## Written task
Write out exactly, please, every line from the beginning of the entries to the line holding "var rightExtraX = [0.06, 0.222, 0.284];", and no pictures.

Plotting code records
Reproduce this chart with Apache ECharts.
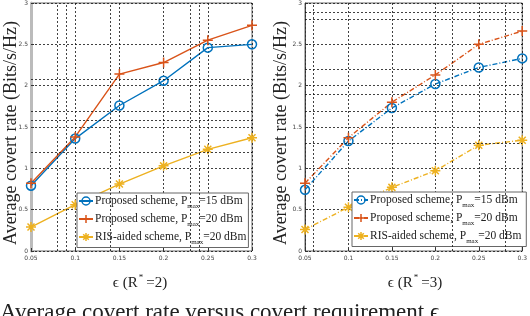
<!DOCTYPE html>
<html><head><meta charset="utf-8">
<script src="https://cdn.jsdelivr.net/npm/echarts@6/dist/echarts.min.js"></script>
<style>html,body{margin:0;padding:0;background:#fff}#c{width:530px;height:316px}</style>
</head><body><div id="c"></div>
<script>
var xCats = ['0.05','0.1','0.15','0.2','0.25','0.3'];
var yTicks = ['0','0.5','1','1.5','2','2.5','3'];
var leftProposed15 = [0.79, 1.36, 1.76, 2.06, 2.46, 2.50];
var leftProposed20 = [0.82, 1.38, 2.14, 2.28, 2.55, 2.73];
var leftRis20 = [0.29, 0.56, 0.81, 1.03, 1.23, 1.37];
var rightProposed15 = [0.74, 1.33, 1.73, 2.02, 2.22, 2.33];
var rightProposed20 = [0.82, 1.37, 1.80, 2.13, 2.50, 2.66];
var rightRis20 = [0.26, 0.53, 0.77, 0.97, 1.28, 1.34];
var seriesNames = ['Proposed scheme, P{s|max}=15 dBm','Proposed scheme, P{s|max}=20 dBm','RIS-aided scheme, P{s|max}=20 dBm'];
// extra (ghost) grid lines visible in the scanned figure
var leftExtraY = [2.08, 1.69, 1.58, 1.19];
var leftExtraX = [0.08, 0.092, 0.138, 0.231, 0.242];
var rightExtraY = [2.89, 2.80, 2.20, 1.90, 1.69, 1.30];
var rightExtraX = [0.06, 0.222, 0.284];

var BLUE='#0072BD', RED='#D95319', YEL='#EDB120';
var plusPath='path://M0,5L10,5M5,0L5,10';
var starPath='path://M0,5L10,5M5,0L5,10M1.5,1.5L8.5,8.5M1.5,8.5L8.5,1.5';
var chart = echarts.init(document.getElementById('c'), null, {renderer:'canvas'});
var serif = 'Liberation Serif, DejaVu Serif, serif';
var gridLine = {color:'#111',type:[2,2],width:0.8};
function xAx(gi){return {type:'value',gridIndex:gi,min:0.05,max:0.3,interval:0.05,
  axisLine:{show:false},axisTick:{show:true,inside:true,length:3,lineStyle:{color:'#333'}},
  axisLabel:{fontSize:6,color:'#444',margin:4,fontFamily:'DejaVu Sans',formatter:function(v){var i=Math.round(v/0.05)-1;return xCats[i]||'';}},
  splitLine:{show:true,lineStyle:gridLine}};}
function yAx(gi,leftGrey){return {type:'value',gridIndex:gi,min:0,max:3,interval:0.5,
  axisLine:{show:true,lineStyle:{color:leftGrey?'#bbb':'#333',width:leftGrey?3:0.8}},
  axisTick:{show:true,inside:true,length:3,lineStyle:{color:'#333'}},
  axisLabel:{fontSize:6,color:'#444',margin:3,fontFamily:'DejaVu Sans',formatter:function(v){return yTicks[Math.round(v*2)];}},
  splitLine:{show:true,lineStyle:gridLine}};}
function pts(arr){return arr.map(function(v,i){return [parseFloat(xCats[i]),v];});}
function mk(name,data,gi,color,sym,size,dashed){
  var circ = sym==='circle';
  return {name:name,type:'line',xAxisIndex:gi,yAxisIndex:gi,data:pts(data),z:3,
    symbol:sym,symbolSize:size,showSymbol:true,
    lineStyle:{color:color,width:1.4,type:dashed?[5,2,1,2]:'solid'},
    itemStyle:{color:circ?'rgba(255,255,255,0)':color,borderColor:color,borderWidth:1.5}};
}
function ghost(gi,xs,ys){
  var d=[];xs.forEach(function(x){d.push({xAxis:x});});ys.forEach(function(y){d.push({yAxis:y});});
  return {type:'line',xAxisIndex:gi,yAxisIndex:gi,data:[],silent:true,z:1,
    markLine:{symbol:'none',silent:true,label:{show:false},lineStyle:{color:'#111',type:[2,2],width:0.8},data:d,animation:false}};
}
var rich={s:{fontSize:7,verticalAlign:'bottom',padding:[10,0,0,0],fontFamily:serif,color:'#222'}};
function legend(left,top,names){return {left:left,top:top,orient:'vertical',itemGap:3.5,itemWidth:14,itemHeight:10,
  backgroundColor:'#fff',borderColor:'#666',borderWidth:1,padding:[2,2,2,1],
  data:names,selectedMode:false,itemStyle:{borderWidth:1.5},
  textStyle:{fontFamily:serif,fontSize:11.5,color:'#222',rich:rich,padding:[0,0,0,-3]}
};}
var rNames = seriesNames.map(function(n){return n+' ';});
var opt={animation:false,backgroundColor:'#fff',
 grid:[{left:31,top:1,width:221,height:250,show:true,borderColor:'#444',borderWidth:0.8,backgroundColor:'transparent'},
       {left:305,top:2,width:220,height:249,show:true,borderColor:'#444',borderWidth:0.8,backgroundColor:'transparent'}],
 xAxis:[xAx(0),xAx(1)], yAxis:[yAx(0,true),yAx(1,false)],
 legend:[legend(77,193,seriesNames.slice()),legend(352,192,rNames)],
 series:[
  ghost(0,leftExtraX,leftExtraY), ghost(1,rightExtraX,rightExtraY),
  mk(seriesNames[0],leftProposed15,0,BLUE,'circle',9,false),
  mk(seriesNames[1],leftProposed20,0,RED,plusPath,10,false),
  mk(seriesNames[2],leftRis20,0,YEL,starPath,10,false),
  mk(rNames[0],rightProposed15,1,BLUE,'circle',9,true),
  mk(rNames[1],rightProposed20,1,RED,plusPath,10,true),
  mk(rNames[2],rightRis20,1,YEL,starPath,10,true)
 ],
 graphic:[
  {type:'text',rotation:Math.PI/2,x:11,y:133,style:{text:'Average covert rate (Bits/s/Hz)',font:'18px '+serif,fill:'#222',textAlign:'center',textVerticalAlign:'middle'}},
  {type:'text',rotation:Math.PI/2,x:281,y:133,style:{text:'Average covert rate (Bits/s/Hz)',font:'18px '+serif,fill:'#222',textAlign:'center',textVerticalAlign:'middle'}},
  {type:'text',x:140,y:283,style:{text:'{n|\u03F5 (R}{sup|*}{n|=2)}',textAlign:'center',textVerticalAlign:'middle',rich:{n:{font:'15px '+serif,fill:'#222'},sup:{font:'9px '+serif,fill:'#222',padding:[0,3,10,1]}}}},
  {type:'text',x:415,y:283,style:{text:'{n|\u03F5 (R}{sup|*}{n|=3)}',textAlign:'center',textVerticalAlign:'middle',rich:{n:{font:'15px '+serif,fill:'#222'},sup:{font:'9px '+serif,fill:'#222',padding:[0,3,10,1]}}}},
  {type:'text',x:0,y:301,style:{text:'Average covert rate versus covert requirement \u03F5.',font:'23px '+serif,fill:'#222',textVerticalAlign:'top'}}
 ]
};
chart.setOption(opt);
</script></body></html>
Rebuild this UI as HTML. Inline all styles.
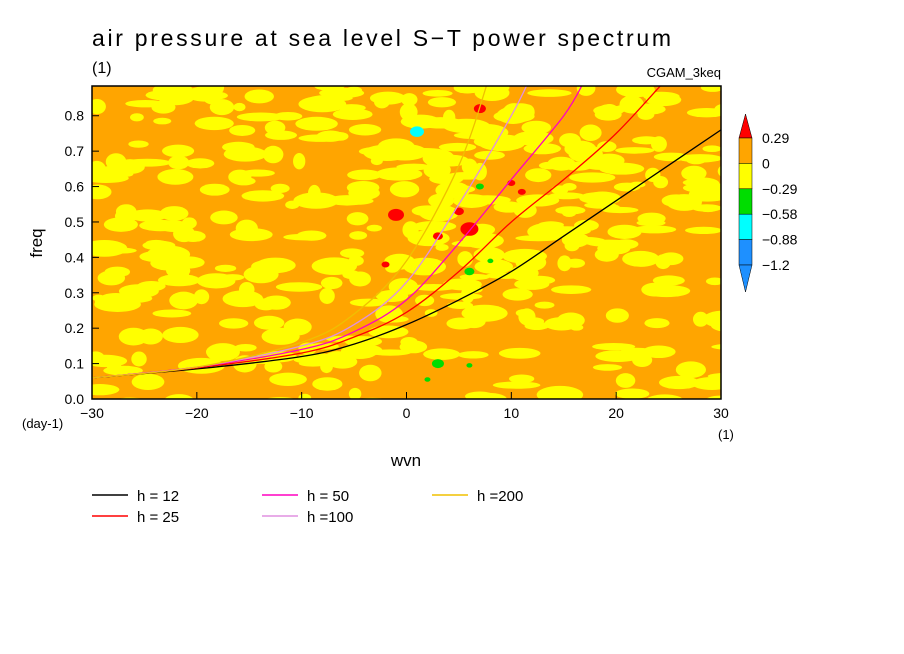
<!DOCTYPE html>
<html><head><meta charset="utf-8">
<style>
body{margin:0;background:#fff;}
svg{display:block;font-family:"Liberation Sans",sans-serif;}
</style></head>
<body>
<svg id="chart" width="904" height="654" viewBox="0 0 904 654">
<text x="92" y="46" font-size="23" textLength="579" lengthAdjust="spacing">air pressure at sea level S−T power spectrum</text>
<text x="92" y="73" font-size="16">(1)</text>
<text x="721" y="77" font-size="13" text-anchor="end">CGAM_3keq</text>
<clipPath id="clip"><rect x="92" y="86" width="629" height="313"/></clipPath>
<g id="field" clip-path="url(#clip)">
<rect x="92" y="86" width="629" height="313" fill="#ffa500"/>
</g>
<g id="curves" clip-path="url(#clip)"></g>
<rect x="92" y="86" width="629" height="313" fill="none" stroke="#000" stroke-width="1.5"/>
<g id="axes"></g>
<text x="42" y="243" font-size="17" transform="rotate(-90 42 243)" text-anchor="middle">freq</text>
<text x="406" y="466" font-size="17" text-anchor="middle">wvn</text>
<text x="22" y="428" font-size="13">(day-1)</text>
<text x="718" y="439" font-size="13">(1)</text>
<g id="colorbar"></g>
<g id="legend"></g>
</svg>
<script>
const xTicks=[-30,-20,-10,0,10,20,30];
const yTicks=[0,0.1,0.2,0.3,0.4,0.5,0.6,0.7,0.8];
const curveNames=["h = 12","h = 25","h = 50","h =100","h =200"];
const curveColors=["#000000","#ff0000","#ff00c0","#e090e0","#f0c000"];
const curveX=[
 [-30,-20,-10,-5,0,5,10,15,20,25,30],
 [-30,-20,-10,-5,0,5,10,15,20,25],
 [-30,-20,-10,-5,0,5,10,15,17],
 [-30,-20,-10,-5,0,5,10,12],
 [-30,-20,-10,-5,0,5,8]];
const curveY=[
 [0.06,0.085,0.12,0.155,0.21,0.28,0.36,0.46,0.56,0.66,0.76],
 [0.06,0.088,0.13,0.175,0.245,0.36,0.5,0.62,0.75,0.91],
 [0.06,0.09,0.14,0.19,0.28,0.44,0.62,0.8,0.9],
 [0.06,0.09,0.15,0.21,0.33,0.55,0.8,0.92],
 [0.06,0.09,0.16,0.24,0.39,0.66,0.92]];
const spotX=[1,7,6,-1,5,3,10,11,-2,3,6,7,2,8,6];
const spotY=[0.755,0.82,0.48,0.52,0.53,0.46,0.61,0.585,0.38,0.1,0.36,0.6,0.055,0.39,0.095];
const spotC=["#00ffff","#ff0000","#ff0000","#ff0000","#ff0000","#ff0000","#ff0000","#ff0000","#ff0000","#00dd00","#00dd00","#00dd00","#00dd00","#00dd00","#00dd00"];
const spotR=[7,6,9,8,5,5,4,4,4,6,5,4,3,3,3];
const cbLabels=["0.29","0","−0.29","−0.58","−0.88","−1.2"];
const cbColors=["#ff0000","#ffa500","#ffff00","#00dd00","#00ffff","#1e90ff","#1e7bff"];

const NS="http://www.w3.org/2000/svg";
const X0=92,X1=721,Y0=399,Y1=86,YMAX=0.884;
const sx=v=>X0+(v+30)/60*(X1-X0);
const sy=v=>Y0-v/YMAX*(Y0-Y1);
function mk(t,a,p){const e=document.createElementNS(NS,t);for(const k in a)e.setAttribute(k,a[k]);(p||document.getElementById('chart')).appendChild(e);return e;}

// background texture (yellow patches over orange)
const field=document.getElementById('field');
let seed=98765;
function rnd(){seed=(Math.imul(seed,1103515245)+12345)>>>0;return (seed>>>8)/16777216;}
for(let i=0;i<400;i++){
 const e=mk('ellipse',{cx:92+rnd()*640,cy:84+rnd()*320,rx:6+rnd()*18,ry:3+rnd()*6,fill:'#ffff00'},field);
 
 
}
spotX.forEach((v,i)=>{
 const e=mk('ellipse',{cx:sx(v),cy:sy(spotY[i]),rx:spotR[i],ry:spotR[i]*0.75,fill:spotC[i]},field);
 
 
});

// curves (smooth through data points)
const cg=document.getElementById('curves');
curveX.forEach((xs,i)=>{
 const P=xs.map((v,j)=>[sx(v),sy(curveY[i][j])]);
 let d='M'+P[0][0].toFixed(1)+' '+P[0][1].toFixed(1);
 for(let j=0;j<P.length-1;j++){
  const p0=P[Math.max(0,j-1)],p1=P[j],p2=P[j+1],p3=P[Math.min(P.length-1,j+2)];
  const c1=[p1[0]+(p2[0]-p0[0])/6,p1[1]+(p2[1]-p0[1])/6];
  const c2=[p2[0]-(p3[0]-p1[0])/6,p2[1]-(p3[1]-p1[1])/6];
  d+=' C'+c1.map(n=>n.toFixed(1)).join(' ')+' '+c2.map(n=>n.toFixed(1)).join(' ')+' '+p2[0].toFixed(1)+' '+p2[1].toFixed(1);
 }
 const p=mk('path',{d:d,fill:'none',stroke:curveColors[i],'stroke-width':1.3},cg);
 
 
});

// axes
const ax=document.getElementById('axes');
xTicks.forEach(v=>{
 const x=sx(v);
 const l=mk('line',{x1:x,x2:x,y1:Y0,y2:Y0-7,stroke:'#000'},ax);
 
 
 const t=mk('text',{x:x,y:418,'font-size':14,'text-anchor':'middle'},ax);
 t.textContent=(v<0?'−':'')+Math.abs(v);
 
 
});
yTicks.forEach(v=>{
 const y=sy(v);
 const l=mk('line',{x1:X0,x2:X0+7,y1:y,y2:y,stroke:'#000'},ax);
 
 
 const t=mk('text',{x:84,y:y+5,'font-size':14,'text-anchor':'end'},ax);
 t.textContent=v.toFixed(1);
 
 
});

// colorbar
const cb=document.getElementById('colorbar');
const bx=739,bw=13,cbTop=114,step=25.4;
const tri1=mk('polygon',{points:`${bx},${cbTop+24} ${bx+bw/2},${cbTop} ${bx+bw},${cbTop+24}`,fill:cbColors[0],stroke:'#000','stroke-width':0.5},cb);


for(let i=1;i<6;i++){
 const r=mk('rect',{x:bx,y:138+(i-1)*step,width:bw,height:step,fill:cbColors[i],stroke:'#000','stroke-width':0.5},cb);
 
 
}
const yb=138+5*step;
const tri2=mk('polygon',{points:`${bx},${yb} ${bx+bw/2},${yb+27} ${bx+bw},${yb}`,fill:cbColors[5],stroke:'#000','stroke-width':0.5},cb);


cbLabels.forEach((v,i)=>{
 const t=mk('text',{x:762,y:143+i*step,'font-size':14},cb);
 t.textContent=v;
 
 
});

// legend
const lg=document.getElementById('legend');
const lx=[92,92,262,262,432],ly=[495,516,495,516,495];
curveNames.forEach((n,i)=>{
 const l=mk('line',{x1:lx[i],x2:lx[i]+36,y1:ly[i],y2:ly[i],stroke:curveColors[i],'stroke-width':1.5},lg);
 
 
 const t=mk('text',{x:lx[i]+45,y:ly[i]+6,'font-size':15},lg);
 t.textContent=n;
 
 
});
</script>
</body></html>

## Output of the exercise
Reproduce this chart with Apache ECharts.
<!DOCTYPE html>
<html><head><meta charset="utf-8">
<script src="https://cdn.jsdelivr.net/npm/echarts@6/dist/echarts.min.js"></script>
<style>html,body{margin:0;padding:0;background:#fff}#c{width:530px;height:316px}</style>
</head><body><div id="c"></div>
<script>
var xCats = ['0.05','0.1','0.15','0.2','0.25','0.3'];
var yTicks = ['0','0.5','1','1.5','2','2.5','3'];
var leftProposed15 = [0.79, 1.36, 1.76, 2.06, 2.46, 2.50];
var leftProposed20 = [0.82, 1.38, 2.14, 2.28, 2.55, 2.73];
var leftRis20 = [0.29, 0.56, 0.81, 1.03, 1.23, 1.37];
var rightProposed15 = [0.74, 1.33, 1.73, 2.02, 2.22, 2.33];
var rightProposed20 = [0.82, 1.37, 1.80, 2.13, 2.50, 2.66];
var rightRis20 = [0.26, 0.53, 0.77, 0.97, 1.28, 1.34];
var seriesNames = ['Proposed scheme, P{s|max}=15 dBm','Proposed scheme, P{s|max}=20 dBm','RIS-aided scheme, P{s|max}=20 dBm'];
// extra (ghost) grid lines visible in the scanned figure
var leftExtraY = [2.08, 1.69, 1.58, 1.19];
var leftExtraX = [0.08, 0.092, 0.138, 0.231, 0.242];
var rightExtraY = [2.89, 2.80, 2.20, 1.90, 1.69, 1.30];
var rightExtraX = [0.06, 0.222, 0.284];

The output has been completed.